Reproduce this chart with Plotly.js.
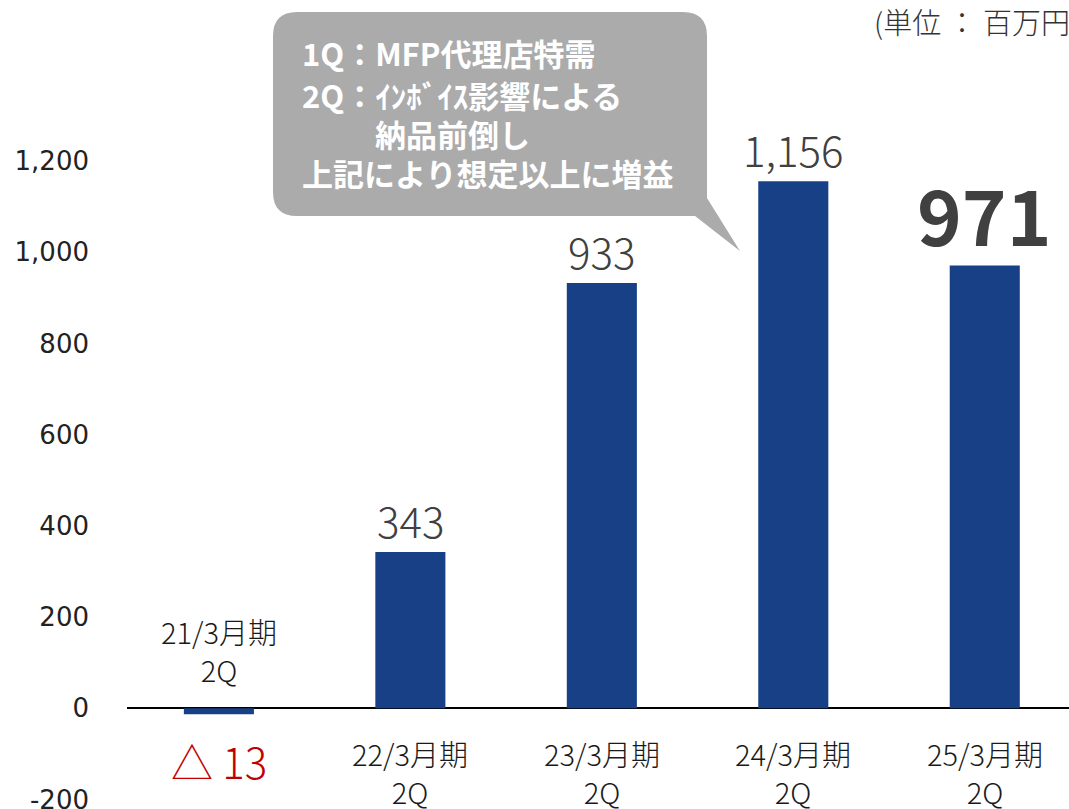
<!DOCTYPE html>
<html>
<head>
<meta charset="utf-8">
<script src="https://cdn.plot.ly/plotly-3.0.1.min.js"></script>
<style>
  body { margin: 0; background: #fff; }
  #plotArea { width: 1069px; height: 809px; }
</style>
</head>
<body>
<div id="plotArea"></div>
<script>
// data (unit: million yen)
var periods = ["21/3月期 2Q", "22/3月期 2Q", "23/3月期 2Q", "24/3月期 2Q", "25/3月期 2Q"];
var profit = [-13, 343, 933, 1156, 971];
var yTicks = [-200, 0, 200, 400, 600, 800, 1000, 1200];
var bubbleLines = ["1Q：MFP代理店特需", "2Q：ｲﾝﾎﾞｲｽ影響による", "納品前倒し", "上記により想定以上に増益"];

// plot box in pixels (y axis from -210 to 1400)
var L = 127, W = 942, T = 70, B = 803.6, H = B - T;
function px(x) { return (x - L) / W; }
function py(y) { return (B - y) / H; }
function P(x, y) { return px(x).toFixed(4) + ',' + py(y).toFixed(4); }

var jp = "Noto Sans CJK JP, Noto Sans, sans-serif";

var trace = {
    x: periods,
    y: profit,
    type: "bar",
    width: 0.366,
    marker: {color: "#174086"},
    hoverinfo: "none"
};

var annotations = [];

// category labels
periods.forEach(function (p, i) {
    var neg = profit[i] < 0;
    annotations.push({
        x: p, y: 0, xref: "x", yref: "y",
        text: p.replace(" ", "<br>"),
        showarrow: false,
        yanchor: neg ? "bottom" : "top",
        yshift: neg ? 16 : -22,
        font: {family: jp, size: 29, color: "#1a1a1a", weight: 300}
    });
});

// value labels
profit.forEach(function (v, i) {
    if (v < 0) {
        annotations.push({
            x: periods[i], y: v, xref: "x", yref: "y",
            text: "△ " + Math.abs(v),
            showarrow: false, yanchor: "top", yshift: -14,
            font: {family: jp, size: 42, color: "#C00000", weight: 300}
        });
        return;
    }
    var last = i === profit.length - 1;
    annotations.push({
        x: periods[i], y: v, xref: "x", yref: "y",
        text: v.toLocaleString("en-US"),
        showarrow: false, yanchor: "bottom", yshift: last ? -4 : 0,
        font: {family: jp, size: last ? 76 : 42, color: "#404040", weight: last ? "bold" : 300}
    });
});

// callout text
var lineY = [53, 94, 133, 172];
var lineX = [300, 300, 373, 300];
bubbleLines.forEach(function (t, i) {
    annotations.push({
        x: px(lineX[i]), y: py(lineY[i]), xref: "paper", yref: "paper",
        text: t, showarrow: false, xanchor: "left", yanchor: "middle",
        font: {family: jp, size: 31, color: "#ffffff", weight: "bold"}
    });
});

// unit note
annotations.push({
    x: px(872), y: py(21), xref: "paper", yref: "paper",
    text: "(単位 ： 百万円)", showarrow: false, xanchor: "left", yanchor: "middle",
    font: {family: jp, size: 29, color: "#333333", weight: 300}
});

// speech bubble
var r = 24, bl = 273, br = 707, bt = 12, bb = 216;
var bubble = "M" + P(bl + r, bt) + " L" + P(br - r, bt) + " Q" + P(br, bt) + " " + P(br, bt + r) +
    " L" + P(br, 198) + " L" + P(740, 251) + " L" + P(695, bb) +
    " L" + P(bl + r, bb) + " Q" + P(bl, bb) + " " + P(bl, bb - r) +
    " L" + P(bl, bt + r) + " Q" + P(bl, bt) + " " + P(bl + r, bt) + " Z";

var layout = {
    width: 1069,
    height: 809,
    margin: {l: L, r: 0, t: T, b: 809 - B},
    paper_bgcolor: "#ffffff",
    plot_bgcolor: "#ffffff",
    showlegend: false,
    xaxis: {
        type: "category",
        range: [-0.48, 4.44],
        showticklabels: false,
        showgrid: false,
        zeroline: false,
        showline: false,
        fixedrange: true
    },
    yaxis: {
        range: [-210, 1400],
        tickvals: yTicks,
        ticktext: yTicks.map(function (v) { return v.toLocaleString("en-US"); }),
        showgrid: false,
        zeroline: true,
        zerolinecolor: "#000000",
        zerolinewidth: 2,
        ticklabelstandoff: 37,
        ticklabeloverflow: "allow",
        tickfont: {family: "DejaVu Sans, Liberation Sans, sans-serif", size: 26, color: "#222222"},
        fixedrange: true
    },
    shapes: [{
        type: "path", xref: "paper", yref: "paper",
        path: bubble,
        fillcolor: "#ABABAB",
        line: {width: 0},
        layer: "above"
    }],
    annotations: annotations
};

Plotly.newPlot("plotArea", [trace], layout, {displayModeBar: false, staticPlot: true});
</script>
</body>
</html>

Stated exercise ->
Quote the listing above in full, except for the pictures.

Output ->
Reproduce this chart with Plotly.js.
<!DOCTYPE html>
<html>
<head>
<meta charset="utf-8">
<script src="https://cdn.plot.ly/plotly-3.0.1.min.js"></script>
<style>
  body { margin: 0; background: #fff; }
  #plotArea { width: 1069px; height: 809px; }
</style>
</head>
<body>
<div id="plotArea"></div>
<script>
// data (unit: million yen)
var periods = ["21/3月期 2Q", "22/3月期 2Q", "23/3月期 2Q", "24/3月期 2Q", "25/3月期 2Q"];
var profit = [-13, 343, 933, 1156, 971];
var yTicks = [-200, 0, 200, 400, 600, 800, 1000, 1200];
var bubbleLines = ["1Q：MFP代理店特需", "2Q：ｲﾝﾎﾞｲｽ影響による", "納品前倒し", "上記により想定以上に増益"];

// plot box in pixels (y axis from -210 to 1400)
var L = 127, W = 942, T = 70, B = 803.6, H = B - T;
function px(x) { return (x - L) / W; }
function py(y) { return (B - y) / H; }
function P(x, y) { return px(x).toFixed(4) + ',' + py(y).toFixed(4); }

var jp = "Noto Sans CJK JP, Noto Sans, sans-serif";

var trace = {
    x: periods,
    y: profit,
    type: "bar",
    width: 0.366,
    marker: {color: "#174086"},
    hoverinfo: "none"
};

var annotations = [];

// category labels
periods.forEach(function (p, i) {
    var neg = profit[i] < 0;
    annotations.push({
        x: p, y: 0, xref: "x", yref: "y",
        text: p.replace(" ", "<br>"),
        showarrow: false,
        yanchor: neg ? "bottom" : "top",
        yshift: neg ? 16 : -22,
        font: {family: jp, size: 29, color: "#1a1a1a", weight: 300}
    });
});

// value labels
profit.forEach(function (v, i) {
    if (v < 0) {
        annotations.push({
            x: periods[i], y: v, xref: "x", yref: "y",
            text: "△ " + Math.abs(v),
            showarrow: false, yanchor: "top", yshift: -14,
            font: {family: jp, size: 42, color: "#C00000", weight: 300}
        });
        return;
    }
    var last = i === profit.length - 1;
    annotations.push({
        x: periods[i], y: v, xref: "x", yref: "y",
        text: v.toLocaleString("en-US"),
        showarrow: false, yanchor: "bottom", yshift: last ? -4 : 0,
        font: {family: jp, size: last ? 76 : 42, color: "#404040", weight: last ? "bold" : 300}
    });
});

// callout text
var lineY = [53, 94, 133, 172];
var lineX = [300, 300, 373, 300];
bubbleLines.forEach(function (t, i) {
    annotations.push({
        x: px(lineX[i]), y: py(lineY[i]), xref: "paper", yref: "paper",
        text: t, showarrow: false, xanchor: "left", yanchor: "middle",
        font: {family: jp, size: 31, color: "#ffffff", weight: "bold"}
    });
});

// unit note
annotations.push({
    x: px(872), y: py(21), xref: "paper", yref: "paper",
    text: "(単位 ： 百万円)", showarrow: false, xanchor: "left", yanchor: "middle",
    font: {family: jp, size: 29, color: "#333333", weight: 300}
});

// speech bubble
var r = 24, bl = 273, br = 707, bt = 12, bb = 216;
var bubble = "M" + P(bl + r, bt) + " L" + P(br - r, bt) + " Q" + P(br, bt) + " " + P(br, bt + r) +
    " L" + P(br, 198) + " L" + P(740, 251) + " L" + P(695, bb) +
    " L" + P(bl + r, bb) + " Q" + P(bl, bb) + " " + P(bl, bb - r) +
    " L" + P(bl, bt + r) + " Q" + P(bl, bt) + " " + P(bl + r, bt) + " Z";

var layout = {
    width: 1069,
    height: 809,
    margin: {l: L, r: 0, t: T, b: 809 - B},
    paper_bgcolor: "#ffffff",
    plot_bgcolor: "#ffffff",
    showlegend: false,
    xaxis: {
        type: "category",
        range: [-0.48, 4.44],
        showticklabels: false,
        showgrid: false,
        zeroline: false,
        showline: false,
        fixedrange: true
    },
    yaxis: {
        range: [-210, 1400],
        tickvals: yTicks,
        ticktext: yTicks.map(function (v) { return v.toLocaleString("en-US"); }),
        showgrid: false,
        zeroline: true,
        zerolinecolor: "#000000",
        zerolinewidth: 2,
        ticklabelstandoff: 37,
        ticklabeloverflow: "allow",
        tickfont: {family: "DejaVu Sans, Liberation Sans, sans-serif", size: 26, color: "#222222"},
        fixedrange: true
    },
    shapes: [{
        type: "path", xref: "paper", yref: "paper",
        path: bubble,
        fillcolor: "#ABABAB",
        line: {width: 0},
        layer: "above"
    }],
    annotations: annotations
};

Plotly.newPlot("plotArea", [trace], layout, {displayModeBar: false, staticPlot: true});
</script>
</body>
</html>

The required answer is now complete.